Cela fait partie du phénomène d’éveil de distinguer cette folie, de voir combien cela va mal, et que ça s’accélère…

Dans son rôle de sage-femme facilitant la venue au monde d’une dimension plus profonde de conscience (laquelle émergence n’a rien à voir avec notre passé ou notre situation), Eckart nous suggère des « portails » vers l’état de présence (ouvertures par où vient la Présence) ; des moyens pour permettre à ce qui veut émerger, de pouvoir le faire, au lieu d’y résister.

Certains portails involontaires apparaissent dans nos vies ; la perte d’un être cher – ce qui nous arrive alors (une perte, un moins) est l’opposé de ce que veut le moi (il veut plus).

Mais ces portails-là ne sont que potentiels ; si on ne les reconnaît pas, si on les fuit, ils ne peuvent remplir leur mission & servir de portails vers plus d’avenir.

Toute grande perte dans notre vie est pourtant un portail involontaire vers l’état de présence.

L’humain tend à accumuler, pour être plus de soi-même, mais la vie nous inflige à tous ce genre d’expériences douloureuses ; peu à peu, elle nous arrache ce à quoi on tenait tant, une chose à laquelle on s’était identifié.

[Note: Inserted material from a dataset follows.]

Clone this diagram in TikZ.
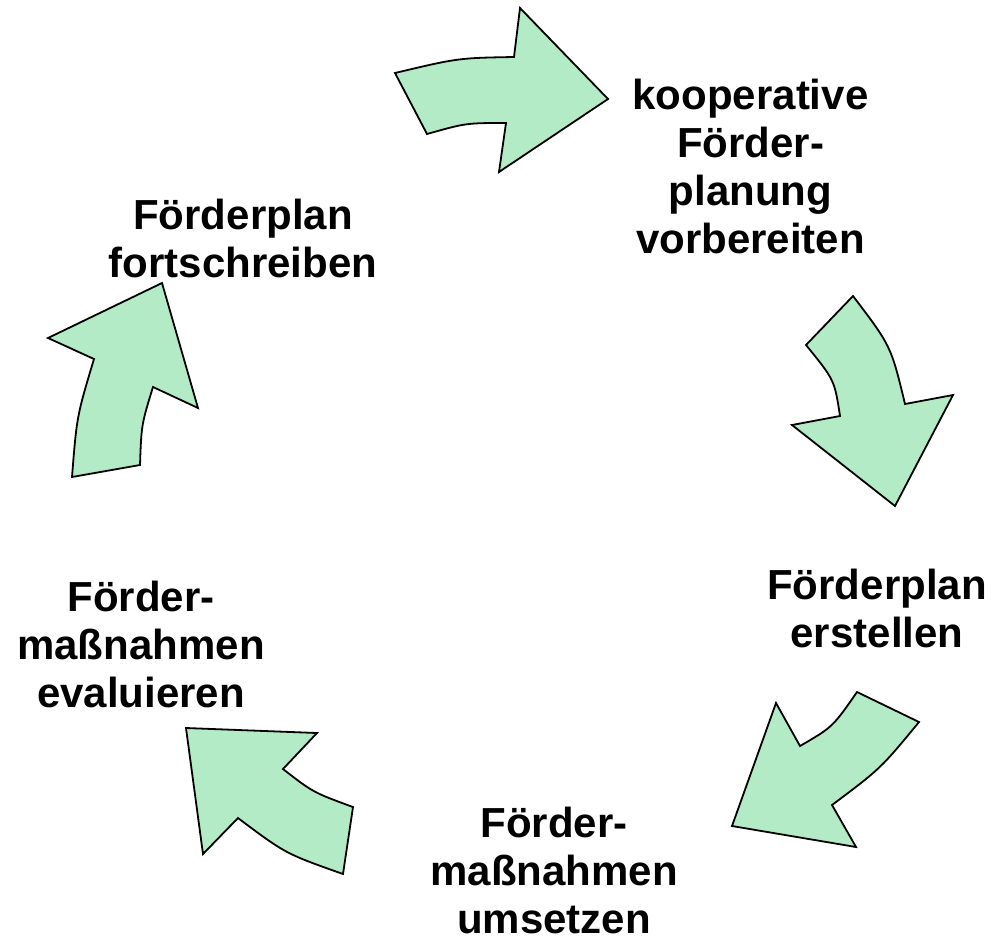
\documentclass[tikz,border=0pt]{standalone}
\usepackage{fontspec}
\setmainfont{Liberation Sans}
\definecolor{arrowfill}{RGB}{179,235,199}
\tikzset{
  cyclearrow/.style={draw=black, line width=1.8pt, fill=arrowfill, line join=miter},
  steplabel/.style={align=center, anchor=base, inner sep=0pt,
    font=\fontsize{42}{48}\selectfont\bfseries}
}
\begin{document}
\begin{tikzpicture}[x=1pt,y=-1pt]
\useasboundingbox (0,0) rectangle (992,938);
\fill[white] (0,0) rectangle (992,938);
% arrow 1 (top)
\path[cyclearrow] (395,73) .. controls (458,58) .. (514,57) -- (520,8) -- (608,99)
  -- (499,172) -- (506,123) .. controls (466,123) .. (427,134) -- cycle;
% arrow 2 (right)
\path[cyclearrow] (853,296) .. controls (891,346) .. (905,404) -- (953,395) -- (895,506)
  -- (792,425) -- (840,416) .. controls (834.5,380) .. (806,345) -- cycle;
% arrow 3 (bottom right)
\path[cyclearrow] (919,722) .. controls (880.6,768.6) .. (832,805) -- (856,847) -- (732,826)
  -- (776,703) -- (800,746) .. controls (832.7,727) .. (857,692) -- cycle;
% arrow 4 (bottom left)
\path[cyclearrow] (343,874) .. controls (285.4,853.6) .. (238,818) -- (203,854) -- (186,728)
  -- (317,733) -- (283,769) .. controls (313.1,792.4) .. (353,807) -- cycle;
% arrow 5 (left)
\path[cyclearrow] (72,477) .. controls (76.8,416.2) .. (94,359) -- (48,338) -- (162,283)
  -- (198,408) -- (153,387) .. controls (141.4,424.7) .. (140,465) -- cycle;
% labels (anchor = baseline of the last line)
\node[steplabel] (koop) at (750.5,253) {kooperative\\Förder-\\planung\\vorbereiten};
\node[steplabel] (erst) at (877,647) {Förderplan\\erstellen};
\node[steplabel] (umse) at (554,933) {Förder-\\maßnahmen\\umsetzen};
\node[steplabel] (eval) at (141,707) {Förder-\\maßnahmen\\evaluieren};
\node[steplabel] (fort) at (243,277) {Förderplan\\fortschreiben};
\end{tikzpicture}
\end{document}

Une forme-pensée se voit alors soudain privée de fondations – car les structures extérieures qui la soutenaient se sont effondrées – & cela menace les fondations mêmes du moi (la forme-pensée « je suis important » devient aussi très fragile et risque aussi de s’écrouler).

Comme ce genre d’événement nous cause un grand sentiment de malheur, ce n’est généralement pas reconnu comme un portail. Mais parfois, ça marche ; cette perte ouvre une ouverture dans le flux de l’esprit, car une forme extérieure (puis la forme-pensée correspondante, dans laquelle demeurait un sentiment du moi) a disparu.

(j’en témoigne ; c’est ce qui m’est arrivé à la mort de ma 2ème fille ; Sabrina)
C’est la douloureuse expérience de la mort (à un niveau ou un autre).

Toutes les structures sont instables, mais les humains sont mal préparés à cette fragilité & fugacité des objets extérieurs ; à chaque fois, ça les choque et les scandalise, car ils aiment (dans leur faiblesse) à se représenter tous ces objets comme stables. La tentation de fuir dans l’avenir, de ne pas affronter cela, est alors très forte.

Eckart nous conseille de ne pas le faire, mais de tirer parti même des malheurs qui nous arrivent – car d’eux peut venir un grand bien.